Wednesday, May 10, 2006

Joe's Crab Shack

Note: This restaurant is no longer open downtown. There is a franchise in Cordova near the Wolfchase Mall.

Kristy, who chided me for eating at the Spaghetti Warehouse, has submitted her review of a restaurant that I would chide her for eating at--Joe's Crab Shack!

(Actually, Warren and I did take Satchel to Joe's Crab Shack when he was an only monkey and we were naifs. I remember a very scary balloon maker, lots of leftover food, and us deciding to never return.)

Joe’s Crab Shack
263 Wagner Place

One weekend this winter, when we were feeling boxed in by the crappy weather and bored with our usual Sunday dining routine, we decided to take the kids to Joe’s Crab Shack downtown on the river. I had been once a while back with two girlfriends and our collected progeny, so I knew they had a large indoor playground that we would be able to sort-of see from the table. So we went.

Joe’s is in the large space overlooking the river that was once inhabited by Landry’s Seafood. It’s the one you see from the trolley loop with all the fishing nets and crap hanging over the deck area. Since we went the day after a big, already-melting snow, we opted for indoor seating. The play area is in a large glass-encased room adjoining the deck. The ceiling is really high, and the room was either unheated or just really cold, so our kids weren’t quite as thrilled with it as we had hoped they’d be. They were more interested in the small, quarter-sucking arcade area outside the playroom. I had anticipated this and brought a baggie full of quarters, which I dispensed with the warning that THESE ARE ALL THE QUARTERS, AND THERE WILL BE NO MORE. We put the eight year old in charge of the quarters and let them loose.

The food at Joe’s can best be divided into two categories: A) fried and not too bad for fried seafood, and B) nasty. Stick with A. As soon as we sat down at the picnic-style table, our server brought out a mostly-iceburg-lettuce salad coated with a small amount of bottled Italian dressing and a plate bearing one biscuit and a corn muffin, which I thought was kind of weird. I was starving so I ate the corn muffin (not terrible) and some salad (like you probably ate growing up in the suburbs). For lunch I ordered a bowl of seafood gumbo and the crabcake appetizer. My husband, Richard, ordered the crab cake sandwich and fries. For the kids we got two shrimp baskets. Only two of our kids consume actual food on a predictable basis. The other one gets a few of their fries and is unlikely to even eat those.
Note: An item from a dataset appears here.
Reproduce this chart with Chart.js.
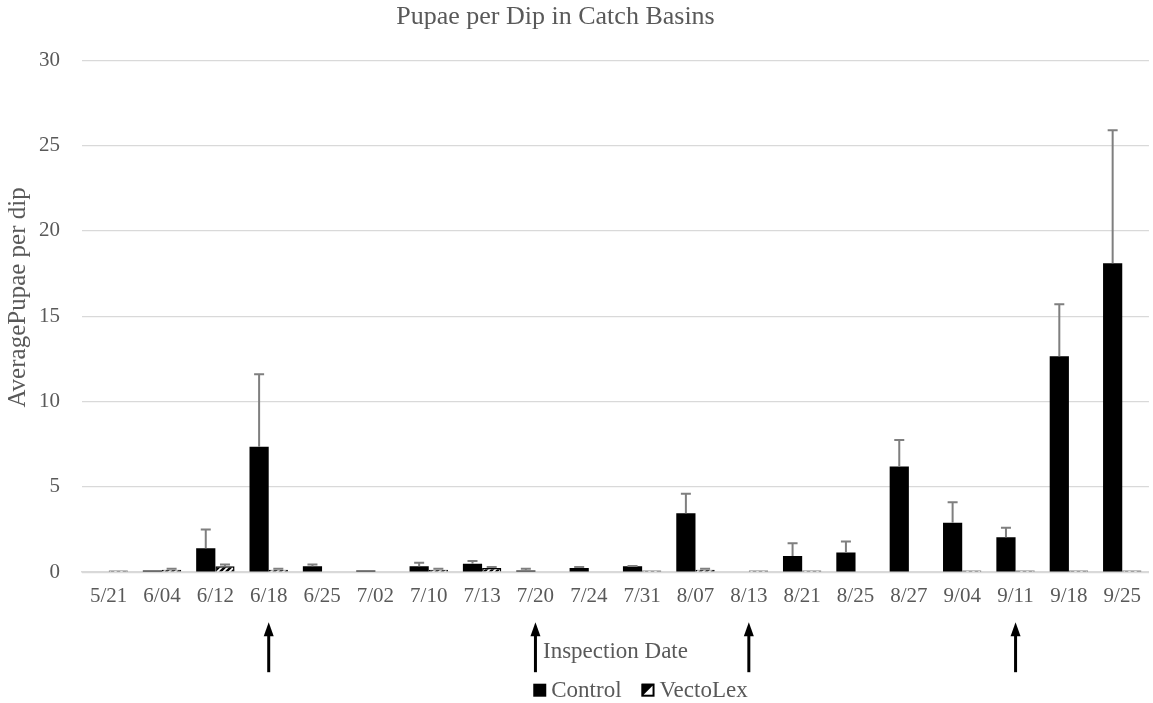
<!DOCTYPE html>
<html lang="en">
<head>
    <meta charset="UTF-8">
    <title>Pupae per Dip in Catch Basins</title>
    <script src="https://cdn.jsdelivr.net/npm/chart.js"></script>
    <style>
        html, body { margin: 0; padding: 0; background: #fff; }
        .wrap { width: 1153px; height: 703px; }
    </style>
</head>
<body>
    <div class="wrap"><canvas id="chart" width="1153" height="703"></canvas></div>

    <script>
        // inspection dates
        const dates = ['5/21', '6/04', '6/12', '6/18', '6/25', '7/02', '7/10', '7/13', '7/20', '7/24',
                       '7/31', '8/07', '8/13', '8/21', '8/25', '8/27', '9/04', '9/11', '9/18', '9/25'];
        // average pupae per dip
        const control  = [0, 0.1, 1.4, 7.35, 0.35, 0.1, 0.35, 0.5, 0.1, 0.25, 0.35, 3.45, 0, 0.95, 1.15, 6.2, 2.9, 2.05, 12.65, 18.1];
        const controlErr = [0, 0, 1.1, 4.25, 0.1, 0, 0.2, 0.15, 0.1, 0.05, 0.02, 1.15, 0, 0.75, 0.65, 1.55, 1.2, 0.55, 3.05, 7.8];
        const vectolex = [0.1, 0.15, 0.35, 0.15, 0, 0, 0.15, 0.25, 0, 0, 0.1, 0.15, 0.1, 0.1, 0, 0, 0.1, 0.1, 0.1, 0.1];
        const vectolexErr = [0, 0.05, 0.1, 0.05, 0, 0, 0.05, 0.05, 0, 0, 0, 0.05, 0, 0, 0, 0, 0, 0, 0, 0];
        // treatment dates (arrows under the axis)
        const treatments = ['6/18', '7/20', '8/13', '9/11'];

        const serif = '"Liberation Serif", "Times New Roman", serif';
        const grey = '#595959';

        // diagonal hatch for VectoLex
        function hatch() {
            const c = document.createElement('canvas');
            c.width = 6; c.height = 6;
            const g = c.getContext('2d');
            g.fillStyle = '#fff';
            g.fillRect(0, 0, 6, 6);
            g.strokeStyle = '#000';
            g.lineWidth = 2.5;
            g.beginPath();
            g.moveTo(-1, 7); g.lineTo(7, -1);
            g.moveTo(-4, 4); g.lineTo(4, -4);
            g.moveTo(2, 10); g.lineTo(10, 2);
            g.stroke();
            return g.createPattern(c, 'repeat');
        }

        // error bars, treatment arrows, legend
        const extras = {
            id: 'extras',
            afterDatasetsDraw(chart) {
                const ctx = chart.ctx;
                const y = chart.scales.y;
                const errs = [controlErr, vectolexErr];
                ctx.save();
                ctx.strokeStyle = '#7f7f7f';
                ctx.lineWidth = 2;
                errs.forEach((err, i) => {
                    const meta = chart.getDatasetMeta(i);
                    const vals = chart.data.datasets[i].data;
                    meta.data.forEach((bar, j) => {
                        if (!err[j]) return;
                        const top = y.getPixelForValue(vals[j] + err[j]);
                        ctx.beginPath();
                        ctx.moveTo(bar.x, bar.y);
                        ctx.lineTo(bar.x, top);
                        ctx.moveTo(bar.x - 5, top);
                        ctx.lineTo(bar.x + 5, top);
                        ctx.stroke();
                    });
                });
                ctx.restore();
            },
            afterDraw(chart) {
                const ctx = chart.ctx;
                const x = chart.scales.x;
                const area = chart.chartArea;
                const base = area.bottom;
                ctx.save();
                ctx.fillStyle = '#000';
                ctx.strokeStyle = '#000';
                ctx.lineWidth = 3;
                treatments.forEach(d => {
                    const px = x.getPixelForValue(dates.indexOf(d));
                    ctx.beginPath();
                    ctx.moveTo(px, base + 100);
                    ctx.lineTo(px, base + 60);
                    ctx.stroke();
                    ctx.beginPath();
                    ctx.moveTo(px, base + 50);
                    ctx.lineTo(px - 5, base + 64);
                    ctx.lineTo(px + 5, base + 64);
                    ctx.closePath();
                    ctx.fill();
                });

                // legend
                ctx.font = '23px ' + serif;
                ctx.textBaseline = 'middle';
                ctx.textAlign = 'left';
                const box = 13, gap = 5, itemGap = 20;
                const names = chart.data.datasets.map(ds => ds.label);
                const widths = names.map(n => box + gap + ctx.measureText(n).width);
                const total = widths[0] + itemGap + widths[1];
                let lx = (area.left + area.right) / 2 + 25 - total / 2;
                const ly = base + 118;
                names.forEach((n, i) => {
                    if (i === 0) {
                        ctx.fillStyle = '#000';
                        ctx.fillRect(lx, ly - box / 2, box, box);
                    } else {
                        ctx.fillStyle = '#fff';
                        ctx.fillRect(lx, ly - box / 2, box, box);
                        ctx.fillStyle = '#000';
                        ctx.beginPath();
                        ctx.moveTo(lx, ly - box / 2);
                        ctx.lineTo(lx + box, ly - box / 2);
                        ctx.lineTo(lx, ly + box / 2);
                        ctx.closePath();
                        ctx.fill();
                        ctx.lineWidth = 2;
                        ctx.strokeRect(lx + 1, ly - box / 2 + 1, box - 2, box - 2);
                    }
                    ctx.fillStyle = grey;
                    ctx.fillText(n, lx + box + gap, ly + 1);
                    lx += widths[i] + itemGap;
                });
                ctx.restore();
            }
        };

        new Chart(document.getElementById('chart').getContext('2d'), {
            type: 'bar',
            data: {
                labels: dates,
                datasets: [
                    { label: 'Control', data: control, backgroundColor: '#000', borderColor: '#000', borderWidth: 0,
                      categoryPercentage: 0.72, barPercentage: 1.0 },
                    { label: 'VectoLex', data: vectolex, backgroundColor: hatch(), borderColor: '#000', borderWidth: 1.5,
                      categoryPercentage: 0.72, barPercentage: 1.0 }
                ]
            },
            options: {
                responsive: false,
                animation: false,
                layout: { padding: { left: 0, right: 3, top: 0, bottom: 27 } },
                plugins: {
                    title: {
                        display: true,
                        text: 'Pupae per Dip in Catch Basins      ',
                        color: grey,
                        font: { family: serif, size: 26, weight: 'normal' },
                        padding: { top: 2, bottom: 27 }
                    },
                    legend: { display: false },
                    tooltip: { enabled: false }
                },
                scales: {
                    x: {
                        grid: { display: false, drawTicks: false },
                        border: { color: '#d9d9d9', width: 1.5 },
                        ticks: { color: grey, font: { family: serif, size: 21 }, padding: 12, maxRotation: 0, autoSkip: false },
                        title: {
                            display: true,
                            text: 'Inspection Date',
                            color: grey,
                            font: { family: serif, size: 23 },
                            padding: { top: 17, bottom: 10 }
                        }
                    },
                    y: {
                        min: 0,
                        max: 30,
                        afterFit(scale) { scale.width = 82; },
                        ticks: { stepSize: 5, color: grey, font: { family: serif, size: 21 }, padding: 22 },
                        grid: { color: '#d9d9d9', lineWidth: 1.3, drawTicks: false },
                        border: { display: false },
                        title: {
                            display: true,
                            text: '      AveragePupae per dip',
                            color: grey,
                            font: { family: serif, size: 25 },
                            padding: { top: 3, bottom: 0 }
                        }
                    }
                }
            },
            plugins: [extras]
        });
    </script>
</body>
</html>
Our food, such as it was, came out pretty quickly. Let’s start with the worst. The seafood gumbo looked like a bowl of mud and tasted like a bowl of wet salt. I like salty food, but this was so salty it was pretty much inedible. I had the impression that an inexperienced cook had misread the directions on the giant bag of “gumbo base” they undoubtedly had back in the kitchen, and forgotten to add the water. I picked a few shrimp out of it and called it quits. As for the crab cake appetizer, I looked at the plate and then checked the menu because I hadn’t realized that it was, in fact, “crab cake,” singular. For some reason I was expecting two. It wasn’t great, but better than the gumbo. Richard thought the sandwich version of the appetizer was bland but not the worst thing he’d ever eaten. The best thing on the table was the kids’ popcorn shrimp. It tasted like any other fried shrimp in any other restaurant. The kids’ menu also included other typical choices like pizza and chicken strips. One cute idea from the kids’ menu was the “Make Your Own Sundae,” which seemed to consist of two square ice cream sandwiches cut into triangles, with little bowls of sprinkles and other toppings that the kids can add themselves. We didn’t order dessert, but I thought the idea was kind of cool.

Our overall thoughts on the experience was that the food was somewhat crappy, but that we would likely come back in nicer weather to sit on the deck and have a beer or Bloody Marys looking out at the river, while the kids played in the playroom and on the deck. And we would stick with the fried fare.

Landry's Seafood House - Changed To Joe's Crab Shack on Urbanspoon

1 comment:

Anonymous said...

Italian food is sacred. Fried shrimp is not.